W 2009 roku w sadzie w Czersku odnaleziono drewnianą, płaskodenną łódź, której pochodzenie datowane jest na XV wiek. Kadłub statku liczy ponad 30 metrów długości, a zdaniem miłośników zabytków, szkuta czerska to najważniejszy zabytek, jaki został odnaleziony w Polsce w ostatnich latach. Dla Góry Kalwarii to wyjątkowy skarb, który może przyczynić się do rozwoju tej nadwiślańskiej gminy. – Naszym priorytetem jest to, żeby szkuta powróciła do Czerska – mówił niedługo po tym wyjątkowym odkryciu Piotr Rytko, prezes czerskiego oddziału Towarzystwa Opieki nad Zabytkami. – Stworzenie ośrodka muzealno-edukacyjnego, wykorzystującego jednocześnie potencjał zamku i szkuty, wydaje nam się najlepszym rozwiązaniem.
Podejmą kolejne rozmowy
Wspólnym powołaniem z gminą muzeum szkuty zainteresowany jest Samorząd Województwa Mazowieckiego. Władze Mazowsza sfinansowały pracownię w Rybnie, do której trafiła szkuta w celu konserwacji i odbudowy. – Główną przeszkodą jest miejsce, w którym miałoby powstać – informował burmistrz Arkadiusz Strzyżewski na jednej z ostatnich sesji rady miejskiej. – To musi być w miarę blisko zamku w Czersku, a jedyna lokalizacja, jaka pasuje, to własność prywatna. Państwowe Muzeum Archeologiczne, mając zielone światło do poszukiwań takiego gruntu, w lipcu wykonało operat szacunkowy wartości gruntu u podnóża zamkowego. Na jego podstawie przedstawiciele samorządu województwa podjęli próby rozmów z właścicielką gruntu, ale wycena nie była satysfakcjonująca – dodał Strzyżewski.
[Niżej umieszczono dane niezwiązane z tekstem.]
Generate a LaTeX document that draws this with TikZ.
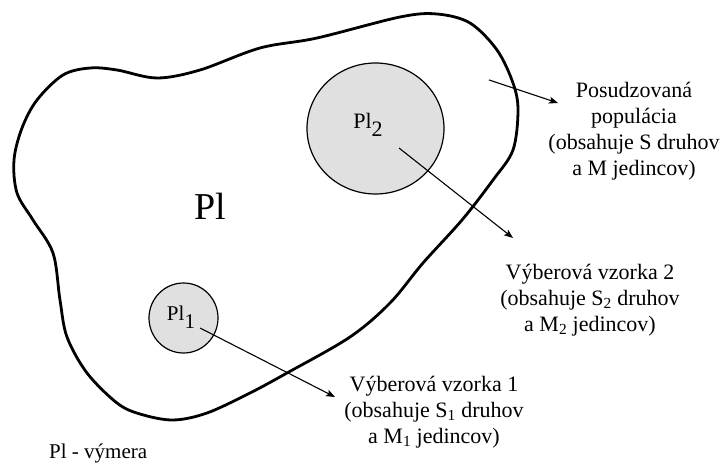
\documentclass[tikz,border=0pt]{standalone}
\usepackage{fontspec}
\setmainfont{Liberation Serif}
\usetikzlibrary{shapes.geometric,arrows.meta}
\definecolor{areagray}{HTML}{E0E0E0}
\begin{document}
\begin{tikzpicture}[x=1pt,y=-1pt,
  blob/.style={line width=2.8pt},
  samplearea/.style={ellipse,draw,line width=1.2pt,fill=areagray,inner sep=0pt},
  arealabel/.style={font=\fontsize{21}{24}\selectfont,inner sep=0pt},
  note/.style={align=center,anchor=north,inner sep=0pt,font=\fontsize{22}{26}\selectfont},
  pointer/.style={line width=1.1pt,-{Stealth[length=9pt,width=7pt,inset=2pt]}}]
\useasboundingbox (0,0) rectangle (721,465);
% population outline
\draw[blob] plot[smooth cycle,tension=0.55] coordinates {
 (90,68) (117,70) (157,78) (200,70) (260,48) (317,38) (400,17) (437,14)
 (470,23) (497,50) (513,83) (518,110) (513,150) (493,180) (462,220)
 (423,263) (390,303) (350,337) (287,373) (250,393) (207,413) (173,420)
 (140,414) (117,403) (87,373) (67,337) (60,300) (53,253) (33,220)
 (17,193) (14,160) (22,128) (37,100) (63,75)};
% sample areas
\node[samplearea,minimum width=137pt,minimum height=131pt] (c2) at (375.5,128.5) {};
\node[samplearea,minimum width=69pt,minimum height=70pt] (c1) at (183.5,318) {};
\node[arealabel,font=\fontsize{22}{24}\selectfont] (l2) at (368,125) {Pl\raisebox{-0.38em}{2}};
\node[arealabel] (l1) at (181,317) {Pl\raisebox{-0.38em}{1}};
\node[inner sep=0pt,font=\fontsize{38}{40}\selectfont] (pl) at (210,206) {Pl};
% texts
\node[note] (t3) at (634,82) {Posudzovaná\\populácia\\(obsahuje S druhov\\a M jedincov)};
\node[note] (t2) at (590,264) {Výberová vzorka 2\\(obsahuje S\textsubscript{2} druhov\\a M\textsubscript{2} jedincov)};
\node[note] (t1) at (434,376) {Výberová vzorka 1\\(obsahuje S\textsubscript{1} druhov\\a M\textsubscript{1} jedincov)};
\node[anchor=base west,inner sep=0pt,font=\fontsize{21}{24}\selectfont] (leg) at (49,458) {Pl - výmera};
% pointers
\coordinate (a1s) at (200,328); \coordinate (a1e) at (335,397);
\coordinate (a2s) at (399,148); \coordinate (a2e) at (513,238);
\coordinate (a3s) at (489,80);  \coordinate (a3e) at (558,103);
\draw[pointer] (a1s) -- (a1e);
\draw[pointer] (a2s) -- (a2e);
\draw[pointer] (a3s) -- (a3e);
\end{tikzpicture}
\end{document}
Jak poinformował burmistrz, Państwowe Muzeum Archeologiczne zarekomendowało rozmowy z innymi właścicielami działek przy rynku, którzy wstępnie zadeklarowali możliwość sprzedaży swoich nieruchomości. – W 2027 roku mają być gotowe do wyeksponowania pierwsze elementy szkuty. To i dużo i mało czasu – stwierdza burmistrz.